## [Exercise prompt]
Leave out the pictures, and retype only the lines from the beginning of the material through the line that contains "h_upper = [1.0, 3.12, 1.03]", including both.

---------- Available data ----------

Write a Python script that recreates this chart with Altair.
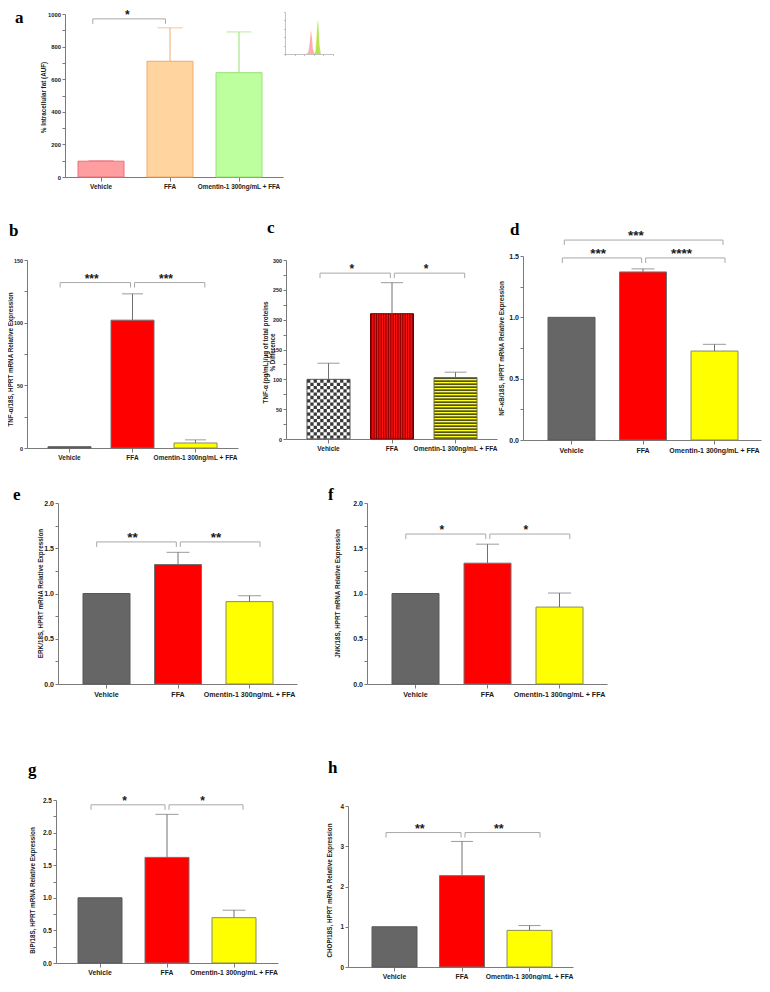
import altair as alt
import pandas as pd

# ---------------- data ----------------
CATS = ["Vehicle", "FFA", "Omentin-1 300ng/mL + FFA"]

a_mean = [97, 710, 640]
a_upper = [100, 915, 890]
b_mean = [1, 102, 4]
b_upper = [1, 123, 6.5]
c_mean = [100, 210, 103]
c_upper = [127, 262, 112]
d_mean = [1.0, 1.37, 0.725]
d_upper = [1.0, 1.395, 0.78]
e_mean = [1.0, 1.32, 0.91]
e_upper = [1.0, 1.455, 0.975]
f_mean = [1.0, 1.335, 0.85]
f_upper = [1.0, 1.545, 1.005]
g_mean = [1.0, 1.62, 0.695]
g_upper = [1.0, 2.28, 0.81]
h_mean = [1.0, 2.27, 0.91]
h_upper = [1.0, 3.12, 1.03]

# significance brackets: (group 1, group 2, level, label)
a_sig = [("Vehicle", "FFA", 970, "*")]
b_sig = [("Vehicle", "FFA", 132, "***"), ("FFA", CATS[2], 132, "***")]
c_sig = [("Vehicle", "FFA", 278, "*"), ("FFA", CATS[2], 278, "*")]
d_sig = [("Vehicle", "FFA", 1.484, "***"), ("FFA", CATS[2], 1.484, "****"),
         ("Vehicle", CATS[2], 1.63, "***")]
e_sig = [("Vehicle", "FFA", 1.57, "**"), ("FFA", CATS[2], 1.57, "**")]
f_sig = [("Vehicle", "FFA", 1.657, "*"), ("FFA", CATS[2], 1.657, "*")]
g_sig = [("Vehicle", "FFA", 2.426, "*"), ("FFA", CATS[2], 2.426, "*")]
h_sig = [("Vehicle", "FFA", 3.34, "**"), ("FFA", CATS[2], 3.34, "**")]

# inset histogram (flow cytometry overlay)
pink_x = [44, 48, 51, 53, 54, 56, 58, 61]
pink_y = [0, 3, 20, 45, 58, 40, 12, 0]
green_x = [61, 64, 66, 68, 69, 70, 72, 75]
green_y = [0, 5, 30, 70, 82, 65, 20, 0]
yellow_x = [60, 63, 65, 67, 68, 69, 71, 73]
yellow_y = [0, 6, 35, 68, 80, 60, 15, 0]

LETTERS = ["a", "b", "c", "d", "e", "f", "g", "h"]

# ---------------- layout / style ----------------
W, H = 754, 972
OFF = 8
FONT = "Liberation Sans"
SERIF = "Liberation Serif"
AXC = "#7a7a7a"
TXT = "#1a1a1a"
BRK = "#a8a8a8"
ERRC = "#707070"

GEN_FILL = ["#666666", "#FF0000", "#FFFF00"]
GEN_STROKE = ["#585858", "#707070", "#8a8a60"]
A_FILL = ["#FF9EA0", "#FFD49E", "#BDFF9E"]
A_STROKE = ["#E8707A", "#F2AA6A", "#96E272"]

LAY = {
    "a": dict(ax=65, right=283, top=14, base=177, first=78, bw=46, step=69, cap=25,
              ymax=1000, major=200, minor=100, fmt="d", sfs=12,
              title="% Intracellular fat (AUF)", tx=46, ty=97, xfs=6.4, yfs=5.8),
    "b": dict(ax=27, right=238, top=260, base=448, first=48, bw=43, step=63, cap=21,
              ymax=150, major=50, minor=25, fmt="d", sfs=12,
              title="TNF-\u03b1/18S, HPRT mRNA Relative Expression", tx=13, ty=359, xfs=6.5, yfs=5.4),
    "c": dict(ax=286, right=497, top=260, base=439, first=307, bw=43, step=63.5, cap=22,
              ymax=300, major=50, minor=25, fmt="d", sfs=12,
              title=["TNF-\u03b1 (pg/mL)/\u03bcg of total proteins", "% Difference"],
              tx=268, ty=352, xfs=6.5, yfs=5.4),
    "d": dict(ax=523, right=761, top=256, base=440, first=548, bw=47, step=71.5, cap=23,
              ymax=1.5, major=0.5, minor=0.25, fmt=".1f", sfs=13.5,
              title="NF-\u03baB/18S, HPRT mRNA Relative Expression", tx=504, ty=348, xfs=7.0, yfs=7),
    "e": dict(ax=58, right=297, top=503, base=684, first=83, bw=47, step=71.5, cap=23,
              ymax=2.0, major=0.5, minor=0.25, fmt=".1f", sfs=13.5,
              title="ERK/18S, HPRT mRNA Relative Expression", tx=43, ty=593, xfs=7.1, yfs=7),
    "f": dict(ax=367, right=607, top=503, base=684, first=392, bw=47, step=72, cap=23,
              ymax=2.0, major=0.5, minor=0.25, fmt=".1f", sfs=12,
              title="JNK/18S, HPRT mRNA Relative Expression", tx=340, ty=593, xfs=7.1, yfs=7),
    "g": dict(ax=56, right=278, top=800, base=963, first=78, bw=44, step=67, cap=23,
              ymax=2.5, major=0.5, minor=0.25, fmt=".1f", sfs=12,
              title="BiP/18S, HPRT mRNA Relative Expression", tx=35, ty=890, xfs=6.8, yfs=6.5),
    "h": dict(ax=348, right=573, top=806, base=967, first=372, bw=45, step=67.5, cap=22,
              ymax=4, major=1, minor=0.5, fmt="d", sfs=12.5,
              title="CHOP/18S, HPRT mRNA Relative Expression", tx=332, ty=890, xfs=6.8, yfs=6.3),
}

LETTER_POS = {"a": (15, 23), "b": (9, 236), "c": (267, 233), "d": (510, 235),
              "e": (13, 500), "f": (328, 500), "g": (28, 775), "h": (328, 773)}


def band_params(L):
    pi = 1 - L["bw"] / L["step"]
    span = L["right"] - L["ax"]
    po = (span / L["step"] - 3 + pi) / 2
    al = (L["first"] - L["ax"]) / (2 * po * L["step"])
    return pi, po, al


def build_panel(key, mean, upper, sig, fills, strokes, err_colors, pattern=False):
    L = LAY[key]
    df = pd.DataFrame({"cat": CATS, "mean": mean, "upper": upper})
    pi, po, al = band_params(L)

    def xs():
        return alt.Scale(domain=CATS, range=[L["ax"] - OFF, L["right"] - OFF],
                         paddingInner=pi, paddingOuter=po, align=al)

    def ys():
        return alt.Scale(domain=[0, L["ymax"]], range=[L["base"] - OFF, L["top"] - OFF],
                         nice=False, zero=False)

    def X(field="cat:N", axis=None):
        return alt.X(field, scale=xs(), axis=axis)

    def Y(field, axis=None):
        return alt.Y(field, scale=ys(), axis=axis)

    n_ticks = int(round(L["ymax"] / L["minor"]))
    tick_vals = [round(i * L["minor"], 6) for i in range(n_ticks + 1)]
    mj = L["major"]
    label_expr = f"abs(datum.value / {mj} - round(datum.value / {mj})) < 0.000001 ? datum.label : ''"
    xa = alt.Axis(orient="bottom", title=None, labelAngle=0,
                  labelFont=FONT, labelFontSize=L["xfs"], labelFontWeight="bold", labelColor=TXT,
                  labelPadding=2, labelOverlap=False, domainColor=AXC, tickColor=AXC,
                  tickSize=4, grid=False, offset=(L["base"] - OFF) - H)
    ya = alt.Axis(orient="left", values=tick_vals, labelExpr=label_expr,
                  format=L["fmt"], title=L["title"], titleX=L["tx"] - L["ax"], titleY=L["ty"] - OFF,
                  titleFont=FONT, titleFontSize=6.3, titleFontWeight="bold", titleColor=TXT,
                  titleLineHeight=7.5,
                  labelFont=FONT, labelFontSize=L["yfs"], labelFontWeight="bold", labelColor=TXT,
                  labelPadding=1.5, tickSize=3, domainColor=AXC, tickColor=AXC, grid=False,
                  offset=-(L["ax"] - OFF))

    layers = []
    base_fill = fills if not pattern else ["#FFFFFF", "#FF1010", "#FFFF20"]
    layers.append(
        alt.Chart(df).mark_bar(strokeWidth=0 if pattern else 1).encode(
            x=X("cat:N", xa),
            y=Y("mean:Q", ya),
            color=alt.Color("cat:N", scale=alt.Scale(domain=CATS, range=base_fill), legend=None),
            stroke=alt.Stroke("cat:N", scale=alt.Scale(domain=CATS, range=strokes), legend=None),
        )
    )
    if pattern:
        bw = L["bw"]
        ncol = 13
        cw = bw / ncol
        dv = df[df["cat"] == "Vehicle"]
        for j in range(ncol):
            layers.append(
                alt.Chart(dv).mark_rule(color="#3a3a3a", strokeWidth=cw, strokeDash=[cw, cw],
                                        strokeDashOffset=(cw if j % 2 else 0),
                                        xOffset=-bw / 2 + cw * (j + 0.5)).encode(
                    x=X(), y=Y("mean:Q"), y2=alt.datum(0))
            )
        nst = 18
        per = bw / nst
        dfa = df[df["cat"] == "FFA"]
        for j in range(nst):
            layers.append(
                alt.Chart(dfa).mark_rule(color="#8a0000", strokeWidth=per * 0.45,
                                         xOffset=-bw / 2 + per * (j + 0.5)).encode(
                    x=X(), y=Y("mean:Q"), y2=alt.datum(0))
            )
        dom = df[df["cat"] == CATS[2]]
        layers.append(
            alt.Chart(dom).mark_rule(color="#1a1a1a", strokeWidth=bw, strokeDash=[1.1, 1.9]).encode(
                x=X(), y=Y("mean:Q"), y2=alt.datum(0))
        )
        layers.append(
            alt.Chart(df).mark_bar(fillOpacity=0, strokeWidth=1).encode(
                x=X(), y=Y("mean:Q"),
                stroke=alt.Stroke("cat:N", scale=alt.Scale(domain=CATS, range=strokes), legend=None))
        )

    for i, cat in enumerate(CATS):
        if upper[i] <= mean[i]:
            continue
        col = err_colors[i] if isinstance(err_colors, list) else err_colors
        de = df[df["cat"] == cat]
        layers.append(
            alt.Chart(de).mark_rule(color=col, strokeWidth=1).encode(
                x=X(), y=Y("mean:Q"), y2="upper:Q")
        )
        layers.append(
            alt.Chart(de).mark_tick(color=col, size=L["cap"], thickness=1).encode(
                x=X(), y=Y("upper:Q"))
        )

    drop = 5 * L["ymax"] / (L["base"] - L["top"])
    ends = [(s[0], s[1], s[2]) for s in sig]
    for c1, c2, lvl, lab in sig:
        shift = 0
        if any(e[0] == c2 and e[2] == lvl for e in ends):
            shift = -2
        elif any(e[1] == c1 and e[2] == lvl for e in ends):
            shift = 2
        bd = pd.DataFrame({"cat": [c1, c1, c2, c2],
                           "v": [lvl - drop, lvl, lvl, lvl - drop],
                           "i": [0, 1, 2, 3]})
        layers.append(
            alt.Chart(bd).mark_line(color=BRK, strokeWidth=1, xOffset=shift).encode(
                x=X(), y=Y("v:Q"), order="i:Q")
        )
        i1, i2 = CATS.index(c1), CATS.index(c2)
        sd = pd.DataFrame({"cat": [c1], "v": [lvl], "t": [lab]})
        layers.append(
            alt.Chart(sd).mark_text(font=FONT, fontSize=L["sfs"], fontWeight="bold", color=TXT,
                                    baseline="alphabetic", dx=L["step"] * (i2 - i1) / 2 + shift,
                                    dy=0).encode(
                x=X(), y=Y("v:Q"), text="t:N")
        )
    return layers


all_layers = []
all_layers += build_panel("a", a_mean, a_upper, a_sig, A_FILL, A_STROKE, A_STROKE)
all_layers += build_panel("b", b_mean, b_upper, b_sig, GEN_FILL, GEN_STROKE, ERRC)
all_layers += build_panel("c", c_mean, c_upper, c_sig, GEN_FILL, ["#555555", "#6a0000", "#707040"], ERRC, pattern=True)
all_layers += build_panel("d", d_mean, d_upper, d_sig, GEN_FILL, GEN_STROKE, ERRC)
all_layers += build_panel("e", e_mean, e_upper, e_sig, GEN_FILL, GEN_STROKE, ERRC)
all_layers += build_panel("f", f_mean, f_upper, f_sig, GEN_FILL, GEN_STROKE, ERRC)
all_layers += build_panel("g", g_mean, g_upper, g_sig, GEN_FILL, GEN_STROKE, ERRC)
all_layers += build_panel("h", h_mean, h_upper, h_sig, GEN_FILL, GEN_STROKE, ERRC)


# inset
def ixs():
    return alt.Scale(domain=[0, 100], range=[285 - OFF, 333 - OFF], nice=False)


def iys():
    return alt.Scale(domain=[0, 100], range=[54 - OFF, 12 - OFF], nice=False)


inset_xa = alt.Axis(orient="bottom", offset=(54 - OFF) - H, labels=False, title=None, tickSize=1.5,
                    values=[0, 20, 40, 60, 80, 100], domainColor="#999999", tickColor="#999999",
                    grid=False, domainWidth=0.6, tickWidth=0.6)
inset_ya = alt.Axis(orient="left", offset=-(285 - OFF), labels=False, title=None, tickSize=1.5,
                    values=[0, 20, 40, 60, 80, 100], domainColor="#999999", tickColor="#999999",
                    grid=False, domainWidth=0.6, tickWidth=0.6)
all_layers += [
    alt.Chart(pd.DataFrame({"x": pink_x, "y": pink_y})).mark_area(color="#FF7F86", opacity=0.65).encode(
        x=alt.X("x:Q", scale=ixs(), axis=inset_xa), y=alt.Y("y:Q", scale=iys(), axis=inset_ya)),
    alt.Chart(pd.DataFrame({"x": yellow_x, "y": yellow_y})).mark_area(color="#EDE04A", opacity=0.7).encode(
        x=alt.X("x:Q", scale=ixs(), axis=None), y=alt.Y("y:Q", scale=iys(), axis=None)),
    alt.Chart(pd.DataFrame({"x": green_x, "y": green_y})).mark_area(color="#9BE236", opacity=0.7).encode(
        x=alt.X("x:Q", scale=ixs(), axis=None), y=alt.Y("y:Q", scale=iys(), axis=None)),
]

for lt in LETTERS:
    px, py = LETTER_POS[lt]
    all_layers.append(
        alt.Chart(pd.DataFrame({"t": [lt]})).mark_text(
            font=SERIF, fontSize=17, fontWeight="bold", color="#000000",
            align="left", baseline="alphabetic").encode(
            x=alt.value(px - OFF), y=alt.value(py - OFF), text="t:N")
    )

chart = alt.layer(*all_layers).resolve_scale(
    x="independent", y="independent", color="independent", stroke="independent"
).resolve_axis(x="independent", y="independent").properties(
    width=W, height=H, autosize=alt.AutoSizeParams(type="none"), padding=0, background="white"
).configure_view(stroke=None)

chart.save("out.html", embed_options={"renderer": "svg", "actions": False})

----------

## [Solution to this task]
Write a Python script that recreates this chart with Altair.
import altair as alt
import pandas as pd

# ---------------- data ----------------
CATS = ["Vehicle", "FFA", "Omentin-1 300ng/mL + FFA"]

a_mean = [97, 710, 640]
a_upper = [100, 915, 890]
b_mean = [1, 102, 4]
b_upper = [1, 123, 6.5]
c_mean = [100, 210, 103]
c_upper = [127, 262, 112]
d_mean = [1.0, 1.37, 0.725]
d_upper = [1.0, 1.395, 0.78]
e_mean = [1.0, 1.32, 0.91]
e_upper = [1.0, 1.455, 0.975]
f_mean = [1.0, 1.335, 0.85]
f_upper = [1.0, 1.545, 1.005]
g_mean = [1.0, 1.62, 0.695]
g_upper = [1.0, 2.28, 0.81]
h_mean = [1.0, 2.27, 0.91]
h_upper = [1.0, 3.12, 1.03]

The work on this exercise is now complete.